When he saw so many teachers rated effective statewide, he wondered if other evaluators were trained as well as he was.
“We want them to know what it looks like to be effective and we want to know what it looks like to be ineffective,” Thomas said. “My first question is how intensively and how long were they trained, and how accountable are principals for that training?”
Lighthouse evaluators also had smaller groups of teachers to track and more time to work with them.
“I only evaluate seven people,” Kinsey said. “I am in their room at least once a week and we have a discussion every single week. I know where they’re at.”
Kinsey said she rated one teacher ineffective and three others as needing improvement.
Elsewhere, teachers felt new laws weren’t helping as much as policymakers hoped.
Teachers are frustrated by legislative meddling, Pactor said. Educators may have had a hard time embracing a new process because they don’t believe the lawmakers have made a thoughtful effort to help teachers improve, he said.
“No one takes this seriously,” he said. “Not legislators, not principals.

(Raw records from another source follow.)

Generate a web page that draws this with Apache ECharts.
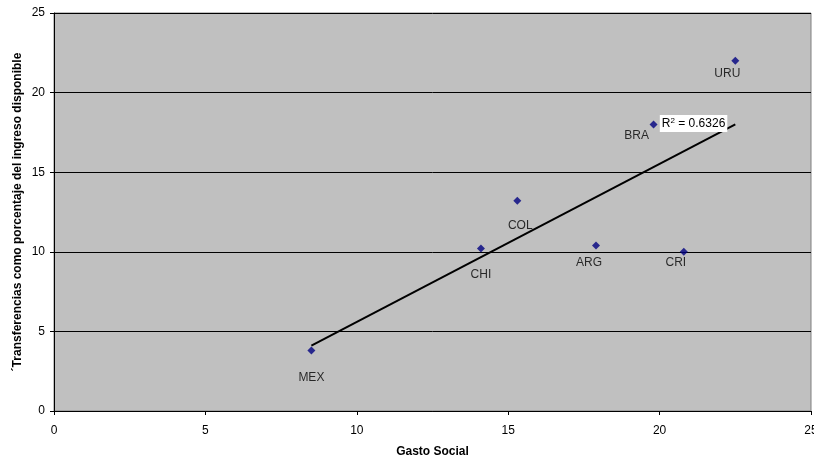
<!DOCTYPE html>
<html><head><meta charset="utf-8">
<script src="https://cdn.jsdelivr.net/npm/echarts@6/dist/echarts.min.js"></script>
<style>html,body{margin:0;padding:0;background:#fff}#c{width:814px;height:459px}</style>
</head><body><div id="c"></div>
<script>
var countries = ['URU','BRA','MEX','COL','CHI','ARG','CRI'];
var gastoSocial = [22.5, 19.8, 8.5, 15.3, 14.1, 17.9, 20.8];
var transferencias = [22.0, 18.0, 3.8, 13.2, 10.2, 10.4, 10.0];
var trendX = [8.5, 22.5];
var trendY = [4.1, 18.0];
var rSquared = '0.6326';
var xTicks = [0, 5, 10, 15, 20, 25];
var yTicks = [0, 5, 10, 15, 20, 25];

var labelOffsets = {URU:[-8,13], BRA:[-17,11], MEX:[0,27], COL:[3,25], CHI:[0,26], ARG:[-7,17], CRI:[-8,11]};
var FONT = '"Liberation Sans", Arial, sans-serif';

var pts = countries.map(function(c,i){
  return {value:[gastoSocial[i], transferencias[i]], name:c,
    label:{show:true, formatter:c, position:'inside', offset:labelOffsets[c]}};
});

var chart = echarts.init(document.getElementById('c'), null, {renderer:'canvas'});
chart.setOption({
  animation:false,
  textStyle:{fontFamily:FONT},
  grid:{left:54, right:3, top:13, bottom:48, show:true, backgroundColor:'#c0c0c0', borderColor:'#808080', borderWidth:1,
        containLabel:false, outerBoundsMode:'none'},
  xAxis:{type:'value', min:xTicks[0], max:xTicks[xTicks.length-1], interval:5,
    name:'Gasto Social', nameLocation:'middle', nameGap:35, nameMoveOverlap:false,
    nameTextStyle:{fontFamily:FONT, fontSize:12, fontWeight:'bold', color:'#000'},
    axisLine:{show:true, onZero:false, lineStyle:{color:'#000', width:1}},
    axisTick:{show:true, length:4, lineStyle:{color:'#000'}},
    axisLabel:{fontFamily:FONT, fontSize:12, color:'#000', margin:14},
    splitLine:{show:false}},
  yAxis:{type:'value', min:yTicks[0], max:yTicks[yTicks.length-1], interval:5,
    name:'´Transferencias como porcentaje del ingreso disponible', nameLocation:'middle', nameGap:30, nameMoveOverlap:false,
    nameTextStyle:{fontFamily:FONT, fontSize:12, fontWeight:'bold', color:'#000'},
    axisLine:{show:true, onZero:false, lineStyle:{color:'#000', width:1}},
    axisTick:{show:true, length:4, lineStyle:{color:'#000'}},
    axisLabel:{fontFamily:FONT, fontSize:12, color:'#000', margin:9},
    splitLine:{show:true, lineStyle:{color:'#000', width:1}}},
  series:[
    {type:'line', data:trendX.map(function(x,i){return [x,trendY[i]];}), symbol:'none',
     lineStyle:{color:'#000', width:2}, z:2,
     markPoint:{symbol:'rect', symbolSize:0, data:[{coord:[trendX[1], trendY[1]],
       label:{show:true, position:'left', offset:[-3,-1], backgroundColor:'#fff', padding:[2,2,1,2],
         formatter:'R{s|2} = '+rSquared,
         rich:{s:{fontSize:8, verticalAlign:'top', padding:[0,0,6,0], color:'#000', fontFamily:FONT}},
         fontFamily:FONT, fontSize:12, color:'#000'}}]}},
    {type:'scatter', data:pts, symbol:'diamond', symbolSize:8,
     itemStyle:{color:'#000080'}, z:3,
     label:{fontFamily:FONT, fontSize:12, color:'#000'}}
  ]
});
</script></body></html>
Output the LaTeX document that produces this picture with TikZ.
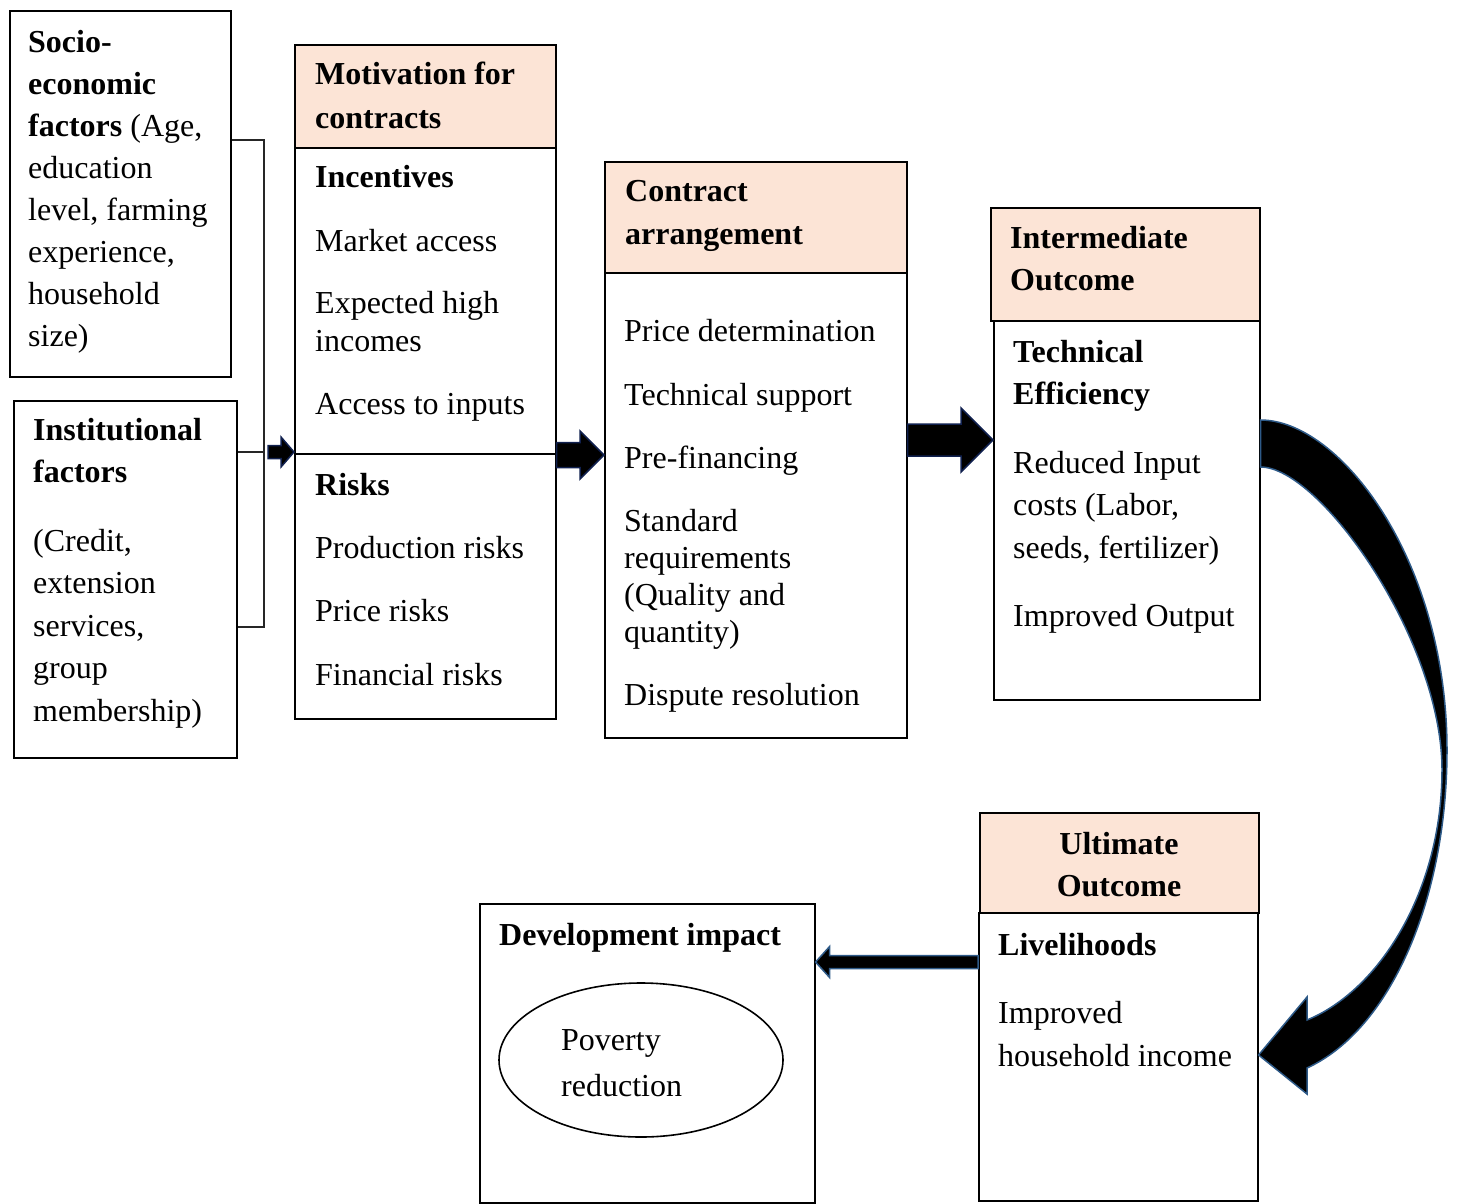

The only ones who take it seriously are teachers.”
When Ashley Hebda, a former IPS teacher also now at Indianapolis Lighthouse, hears legislators talking about requiring more testing to be factored into teacher rating, she wonders if they realize how few teachers can be judged by ISTEP.
In many cases, teachers who don’t teach in tested subjects or grades, or specialists like art and music teachers, simply write their own tests that their schools then use to meet the state’s requirement for judging student growth.
Sometimes, teachers keep reinventing the tests they are judged on until they get the desire rating outcome, she said.
“You have a chance to resubmit it until you got the right set of data that you were pushing for,” she said. “In a lot of teachers’ cases, that worked out in their favor.”
With all the focus on ISTEP and observation Gramelspacher thinks Indiana is missing an obvious measure of teacher performance: why not ask the students?
There’s so much concern that Indiana’s system might be measuring the wrong things, he said, but strong results on student surveys have been shown to be a predictor of quality teaching.
Judging teachers in part based on what their students think of their teaching should be on the table in Indiana, Gramelspacher said.
“It’s actually harder to game,” he said. “A lot of research shows it’s a very reliable method.”